Commenting on the DfE publication of Key Stage 2 tests, and the percentage of pupils reaching what Government has decided it is the expected standard in the core subjects of Maths and English, Kevin Courtney, General Secretary of the National Union of Teachers, the largest teachers’ union, said;

“Teachers and pupils have put in many extra yards to get these results: many will be pleased, or relieved, at what they have achieved. But overall the results make sombre reading. As the House of Commons Education Committee concluded earlier this year, we have a primary assessment system which ‘does not improve teaching and learning’.

“Today’s results show that 61% of pupils reached the expected standard in reading, writing and mathematics in 2017 (compared to 53% in 2016). They tell 39% of 11 year olds that they have not reached ‘the expected standard’ for their age group and are not ready to begin secondary education

“This demoralising situation says less about the efforts of teachers and pupils than about the deep flaws of our current system. Designed to hold schools to account, it treats primary children as collateral damage.

“In an NUT survey of 2,300 members, conducted at the end of this year’s SATs, teachers revealed the costs of the current system (1). 95% thought that the demands of SATs reduced pupils’ access to a broad and balanced curriculum.  Music, art, history and geography are among the subjects that miss out as schools are pressured into a narrow focus on aspects of Maths and English 

“84% thought that the high stakes system had a particularly negative effect on children with special needs and disabilities.  In some schools, harsh decisions have been made. As one teacher underlined: ‘Due to a shortage of additional staff, priority is given to those who are deemed to have a chance at passing the tests’.

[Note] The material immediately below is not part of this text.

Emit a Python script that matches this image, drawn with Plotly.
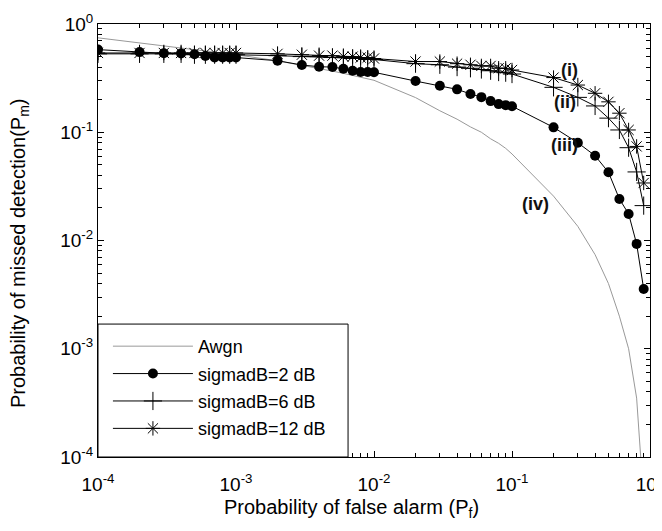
import plotly.graph_objects as go

pf = [0.0001, 0.0002, 0.0003, 0.0004, 0.0005, 0.0006, 0.0007, 0.0008, 0.0009,
      0.001, 0.002, 0.003, 0.004, 0.005, 0.006, 0.007, 0.008, 0.009,
      0.01, 0.02, 0.03, 0.04, 0.05, 0.06, 0.07, 0.08, 0.09,
      0.1, 0.2, 0.3, 0.4, 0.5, 0.6, 0.7, 0.8, 0.9]

pm_awgn = [0.745, 0.67, 0.63, 0.60, 0.58, 0.565, 0.55, 0.54, 0.53,
           0.52, 0.457, 0.417, 0.39, 0.367, 0.35, 0.335, 0.324, 0.313,
           0.302, 0.209, 0.158, 0.132, 0.112, 0.10, 0.087, 0.079, 0.071,
           0.063, 0.0257, 0.0135, 0.0074, 0.004, 0.002, 0.001, 0.00035, 0.00004]

pm_2db = [0.58, 0.55, 0.536, 0.535, 0.525, 0.506, 0.49, 0.49, 0.49,
          0.49, 0.458, 0.418, 0.403, 0.40, 0.386, 0.37, 0.36, 0.36,
          0.358, 0.297, 0.269, 0.249, 0.226, 0.211, 0.194, 0.182, 0.178,
          0.174, 0.111, 0.080, 0.0607, 0.0427, 0.0242, 0.0176, 0.0093, 0.00356]

pm_6db = [0.53, 0.53, 0.53, 0.53, 0.52, 0.52, 0.52, 0.52, 0.52,
          0.52, 0.51, 0.50, 0.50, 0.49, 0.49, 0.48, 0.48, 0.47,
          0.47, 0.43, 0.42, 0.40, 0.39, 0.38, 0.37, 0.36, 0.355,
          0.345, 0.26, 0.21, 0.175, 0.135, 0.105, 0.072, 0.043, 0.021]

pm_12db = [0.54, 0.54, 0.54, 0.54, 0.54, 0.54, 0.54, 0.54, 0.54,
           0.54, 0.53, 0.52, 0.51, 0.51, 0.50, 0.50, 0.49, 0.49,
           0.48, 0.45, 0.45, 0.43, 0.42, 0.41, 0.41, 0.39, 0.39,
           0.376, 0.32, 0.273, 0.229, 0.191, 0.15, 0.105, 0.074, 0.034]

tick_vals = [0.0001, 0.001, 0.01, 0.1, 1]
tick_text = ["10<sup>-4</sup>", "10<sup>-3</sup>", "10<sup>-2</sup>", "10<sup>-1</sup>", "10<sup>0</sup>"]

curve_labels = ["(i)", "(ii)", "(iii)", "(iv)"]
x_title = "Probability of false alarm (P<sub>f</sub>)"
y_title = "Probability of missed detection(P<sub>m</sub>)"

FONT = "Arial, Liberation Sans, sans-serif"

fig = go.Figure()
fig.add_trace(go.Scatter(x=pf, y=pm_awgn, mode="lines", name="Awgn", legendgroup="a",
                         line=dict(color="#999999", width=1)))
fig.add_trace(go.Scatter(x=pf, y=pm_2db, mode="lines+markers", name="sigmadB=2 dB",
                         legendgroup="b",
                         line=dict(color="black", width=1),
                         marker=dict(symbol="circle", size=10, color="black")))
fig.add_trace(go.Scatter(x=pf, y=pm_6db, mode="lines+markers", name="sigmadB=6 dB",
                         legendgroup="c",
                         line=dict(color="black", width=1),
                         marker=dict(symbol="cross-thin-open", size=13,
                                     line=dict(color="black", width=1))))
fig.add_trace(go.Scatter(x=pf, y=pm_12db, mode="lines+markers", name="sigmadB=12 dB",
                         legendgroup="d",
                         line=dict(color="black", width=1),
                         marker=dict(symbol="asterisk-open", size=12,
                                     line=dict(color="black", width=1))))

ann_pos = [(0.855, 0.894), (0.846, 0.82), (0.846, 0.72), (0.792, 0.584)]
for lab, (ax_, ay_) in zip(curve_labels, ann_pos):
    fig.add_annotation(x=ax_, y=ay_, xref="paper", yref="paper", text="<b>%s</b>" % lab,
                       xanchor="center", yanchor="middle",
                       showarrow=False, font=dict(family=FONT, size=18, color="#111"))

# axis titles (placed like the original, slightly off-centre)
fig.add_annotation(x=0.46, y=-0.118, xref="paper", yref="paper", text=x_title,
                   xanchor="center", yanchor="middle", showarrow=False,
                   font=dict(family=FONT, size=20, color="black"))
fig.add_annotation(x=-0.142, y=0.47, xref="paper", yref="paper", text=y_title,
                   textangle=-90, xanchor="center", yanchor="middle", showarrow=False,
                   font=dict(family=FONT, size=20, color="black"))

# legend frame
fig.add_shape(type="rect", xref="paper", yref="paper", x0=0, x1=0.453, y0=0, y1=0.307,
              line=dict(color="black", width=1), fillcolor="white", layer="above")

axis_common = dict(type="log", range=[-4, 0], showgrid=False, zeroline=False,
                   showline=True, linecolor="black", linewidth=1, mirror="allticks",
                   ticks="inside", ticklen=6, tickcolor="black",
                   tickvals=tick_vals, ticktext=tick_text,
                   tickfont=dict(family=FONT, size=19, color="black"),
                   automargin=False, ticklabeloverflow="allow",
                   minor=dict(ticks="inside", ticklen=4, tickcolor="black", dtick="D1",
                              showgrid=False))

# page body has an 8px margin: figure origin sits at (8, 8) in the screenshot
fig.update_layout(
    width=646, height=515,
    margin=dict(l=90, r=4, t=16, b=66),
    plot_bgcolor="white", paper_bgcolor="white",
    font=dict(family=FONT, size=18, color="black"),
    xaxis=dict(axis_common, ticklabelstandoff=10),
    yaxis=dict(axis_common),
    legend=dict(x=0.018, y=0.298, xanchor="left", yanchor="top",
                borderwidth=0, bgcolor="rgba(0,0,0,0)",
                font=dict(family=FONT, size=18), itemwidth=80,
                tracegroupgap=1),
    showlegend=True,
)

fig.write_html("out.html")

“This is a situation that should trouble Ofsted Chief Inspector Amanda Spielman. She recently spoke of her concern that schools are turning themselves into exam factories rather than providing a well-rounded education. Today the Union calls on her to act on this concern. By announcing that Ofsted inspectors will not be guided by schools’ performance in narrow, damaging and unreliable tests, she could send a powerful signal to primary teachers that a genuinely new approach to assessment and accountability is on the way.”

Editor’s Note

NUT survey: SATs having damaging consequences for both children and schools, 25 June 2017.